I apparently labor under the misapprehension that the stigma of being a single mother is a thing of the past. I’m sure you lovely readers know at least one, if not more, single moms; if not, then you soon will. So as a community service, I am here to speak for all of them and advise you of the things you are never, EVER allowed to say to them:
· “Where’s the child’s father?” In my own situation, the true answer is, “I don’t know,” but the truth is…NONE of your business. If the single mom chooses to share a part of her story, then it’s her choice. But she feels judged enough…she doesn’t need to explain the circumstances surrounding how she became a single mother to someone she barely knows.
· “Do you work?” Of course, we work! Around the clock! If we maintain employment outside the home, we feel guilty that we don’t spend enough time with our child; if we don’t, we feel guilty turning to state funded assistance in hard times. When I was asked this question, I replied, “I am the manager of a site-specific project leveraging behavior modification against the acquisition of La La Loopsys.” Yeah, that lady turned almost as blue as her hair!

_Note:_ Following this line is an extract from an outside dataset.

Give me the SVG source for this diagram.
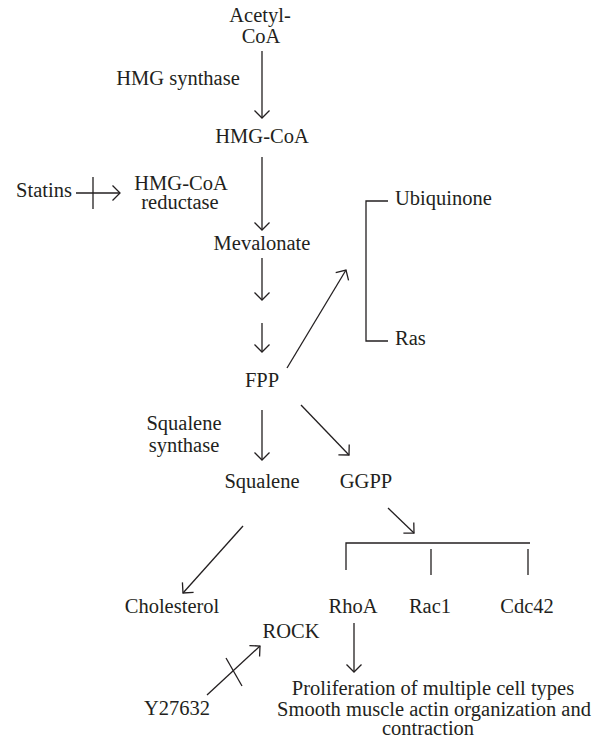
<svg xmlns="http://www.w3.org/2000/svg" width="608" height="740" viewBox="0 0 608 740">
<defs>
<style>
text{font-family:"Liberation Serif","Times New Roman",serif;font-size:20.5px;fill:#231f20;text-anchor:middle}
.s{text-anchor:start}
.c{stroke:#231f20;stroke-width:1.3;fill:none}
</style>
<marker id="ah" markerUnits="userSpaceOnUse" markerWidth="20" markerHeight="20" viewBox="-10 -10 20 20" refX="0" refY="0" orient="auto">
<path d="M-7.5,-7.5 L0,0 L-7.5,7.5" fill="none" stroke="#231f20" stroke-width="1.3"/>
</marker>
</defs>
<rect width="608" height="740" fill="#fff"/>
<g id="connectors">
<line class="c" x1="262" y1="51" x2="262" y2="118" marker-end="url(#ah)"/>
<line class="c" x1="262" y1="157" x2="262" y2="230" marker-end="url(#ah)"/>
<line class="c" x1="262" y1="258" x2="262" y2="300" marker-end="url(#ah)"/>
<line class="c" x1="262" y1="323" x2="262" y2="352" marker-end="url(#ah)"/>
<line class="c" x1="287" y1="368" x2="346" y2="270" marker-end="url(#ah)"/>
<line class="c" x1="76" y1="193" x2="120" y2="193" marker-end="url(#ah)"/>
<line class="c" x1="93" y1="177" x2="93" y2="209"/>
<line class="c" x1="262" y1="410" x2="262" y2="460" marker-end="url(#ah)"/>
<line class="c" x1="301" y1="405" x2="349" y2="455" marker-end="url(#ah)"/>
<line class="c" x1="388" y1="508" x2="414" y2="533" marker-end="url(#ah)"/>
<line class="c" x1="243" y1="526" x2="183" y2="593" marker-end="url(#ah)"/>
<line class="c" x1="354" y1="623" x2="354" y2="672" marker-end="url(#ah)"/>
<line class="c" x1="207" y1="695" x2="260" y2="646" marker-end="url(#ah)"/>
<line class="c" x1="226" y1="658" x2="242" y2="686"/>
<path class="c" d="M388,201 H366 V341 H388"/>
<path class="c" d="M346,570 V543 H530"/>
<line class="c" x1="431" y1="549" x2="431" y2="575"/>
<line class="c" x1="528" y1="549" x2="528" y2="575"/>
</g>
<g id="acetyl-coa"><text x="260" y="22">Acetyl-</text><text x="261" y="43">CoA</text></g>
<g id="hmg-synthase"><text x="178" y="85">HMG synthase</text></g>
<g id="hmg-coa"><text x="262" y="143">HMG-CoA</text></g>
<g id="statins"><text x="44" y="197">Statins</text></g>
<g id="hmg-coa-reductase"><text x="181" y="190">HMG-CoA</text><text x="180" y="209">reductase</text></g>
<g id="mevalonate"><text x="262" y="250">Mevalonate</text></g>
<g id="fpp"><text x="262" y="387">FPP</text></g>
<g id="ubiquinone"><text class="s" x="395" y="205">Ubiquinone</text></g>
<g id="ras"><text class="s" x="395" y="345">Ras</text></g>
<g id="squalene-synthase"><text x="184" y="430">Squalene</text><text x="184" y="452">synthase</text></g>
<g id="squalene"><text x="262" y="488">Squalene</text></g>
<g id="ggpp"><text x="366" y="488">GGPP</text></g>
<g id="cholesterol"><text x="172" y="613">Cholesterol</text></g>
<g id="rhoa"><text x="353" y="613">RhoA</text></g>
<g id="rac1"><text x="430" y="613">Rac1</text></g>
<g id="cdc42"><text x="527" y="613">Cdc42</text></g>
<g id="rock"><text x="291" y="638">ROCK</text></g>
<g id="y27632"><text x="177" y="715">Y27632</text></g>
<g id="outcome"><text x="433" y="695">Proliferation of multiple cell types</text><text x="434" y="716">Smooth muscle actin organization and</text><text x="428" y="735">contraction</text></g>
</svg>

· “You look tired!” That’s just a polite way to say, “You look like hammered hippo shit!” Don’t try to act like it isn’t! Our minds never stop spinning; in our heads we make grocery lists, plan play dates, plan meals, make a budget – sometimes being alarmingly creative, schedule doctor appointments and school functions. We cook, clean, launder, sweep, vacuum, bathe, brush, scrub, straighten and straighten and straighten. No wonder we’re tired!
· “Dating must be hard.” Thank you Captain Obvious! What amazing insight you possess! It’s harder than Chinese calculus, but it can be done…I believe it’s possible. Perhaps not always successfully, but understand that we do it not with the ultimate goal of finding “a new daddy” for our child, but a special someone with which we can share our lives, regardless of our respective baggage.
· “How long have you been divorced?” Let’s not presume to think that in addition to raising a child alone, I failed in a marriage, too! You know what happens when you assume. Enough said!
· “Where is your daughter/son now?” Concert, dinner, shopping, movie…doesn’t matter. I am asked where The Pie is as if she should be at my side every second of the day. Do you really need to know? She’s not with me, so how far of a stretch is it for you to believe that I have left her in the care of a responsible adult? No, I didn’t leave her in charge of her grandfather at home, but I did pay extra to have the umbilical cord cut when she was born, so that she can build independence and I can maintain my sanity.
· “Let me know if you ever need a sitter.” It’s not really what you mean, so don’t even waste your breath saying it. I always need a sitter, but what you should really say is “I have some time Tuesday evening, why I don’t I take The Pie for a couple of hours so you can watch a Red Box movie that’s not animated?” Yeah, try that one! Single moms appreciate the offer, but it is irritatingly similar to suggesting that “we do this again sometime” or “let’s have lunch.” No one really means it.
· “I don’t know how you do it!” This has got to be the most annoying thing I hear on a regular basis. What I hear is that you have no faith in my ability to manage raising a child on my own, much less do it with barely enough money to make ends meet. Truth is, I’m not sure how I do it, either, but I do. And I do a damn good job of it. I’ve made bad choices, I admit, but I did it all for her and I was the only one to suffer the consequences. So if you utter this phrase to a single mom, don’t expect an outline of how she does it, because she has no idea how it works…but is just grateful that it does.
What I want to hear is that I am doing a good job. Don’t judge me if The Pie has a hair out place or is wearing her underpants backwards. Tell me that she is a wonderful reflection of me and she has a great role model. Don’t try to make me feel less of a person because I don’t have a husband – because at this point, I prefer it this way. And if you don’t have anything nice to say, then shut the hell up!!
The Pie is very lucky to have someone as talented and sharp-witted as you to challenge her every day. It is clear that she is developing her tenacity and being praised for it, which is the product of your influence. Better look in the mirror and say "well done."